En résumé, lorsque nous sommes fatigués, le corps amygdaloïde devient hyperactif avec les résultats qu'on connaît. Bien que ces conclusions aient été tirées à partir d'expériences conduites chez les adultes, le même mécanisme peut s'appliquer aux enfants. De plus, sachant que les enfants ont un plus grand besoin de sommeil et que leur cerveau est encore immature, on peut supposer que l'effet est plus marquant.

Des études ont d'ailleurs démontré que le manque de sommeil chez l'enfant était associé à des difficultés au niveau du cortex préfrontal (fonctionnement exécutif), des noyaux basaux (anticipation des récompenses) et du corps amygdaloïde (réactivité émotionnelle).

En conclusion, le manque de sommeil chez un enfant peut être responsable de certaines crises de pleurs en raison de l'hyperactivité du corps amygdaloïde. Cependant, rien qu'une bonne nuit de sommeil ne peut arranger.

Tous les lundis, je réponds à une question des lecteurs sur la périnatalité. Il y a quelque chose que vous auriez toujours aimé savoir concernant la grossesse, l'accouchement, l'allaitement ou le développement de l'enfant? Écrivez-moi à info@mamaneprouvette.com et je tenterai de trouver la réponse.

Références:
Marieb, Elaine N. (2008) Biologie humaine, 2éd., Montréal: Éditions du Renouveau Pédagogique.
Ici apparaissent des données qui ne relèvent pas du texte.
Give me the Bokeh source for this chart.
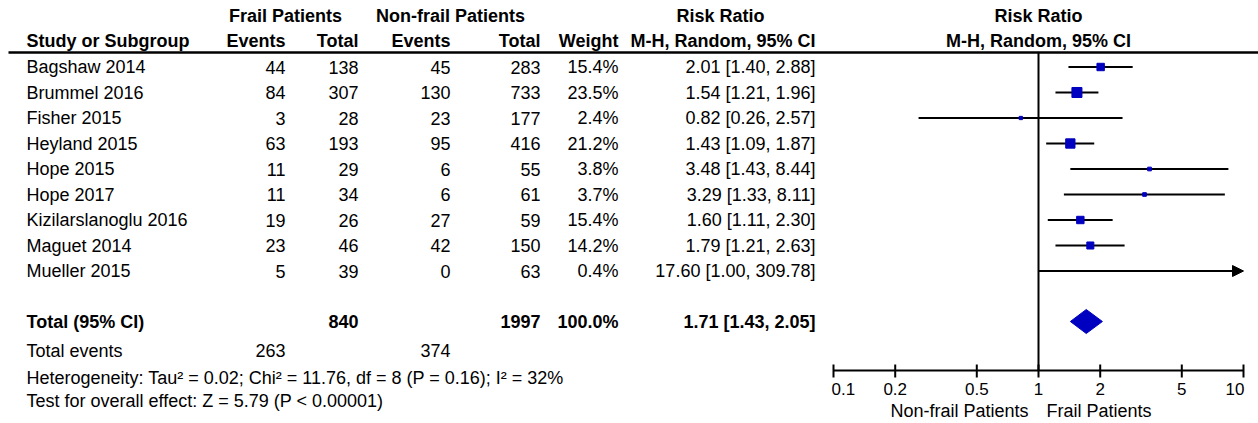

van der Helm E, Yao J, Dutt S, Rao V, Saletin JM, Walker MP. (2011) REM sleep depotentiates amygdala activity to previous emotional experiences. Curr Biol. 6;21(23):2029-32. doi: 10.1016/j.cub.2011.10.052. Epub 2011 Nov 23.

Walker MP. (2009) The role of sleep in cognition and emotion. Ann N Y Acad Sci. 1156:168-97. doi: 10.1111/j.1749-6632.2009.04416.x.

Maski KP, Kothare SV. (2013) Sleep Deprivation and Neurobehavioral Functioning in Children. Int J Psychophysiol. 2013 Jun 21. pii: S0167-8760(13)00190-6. doi: 10.1016/j.ijpsycho.2013.06.019.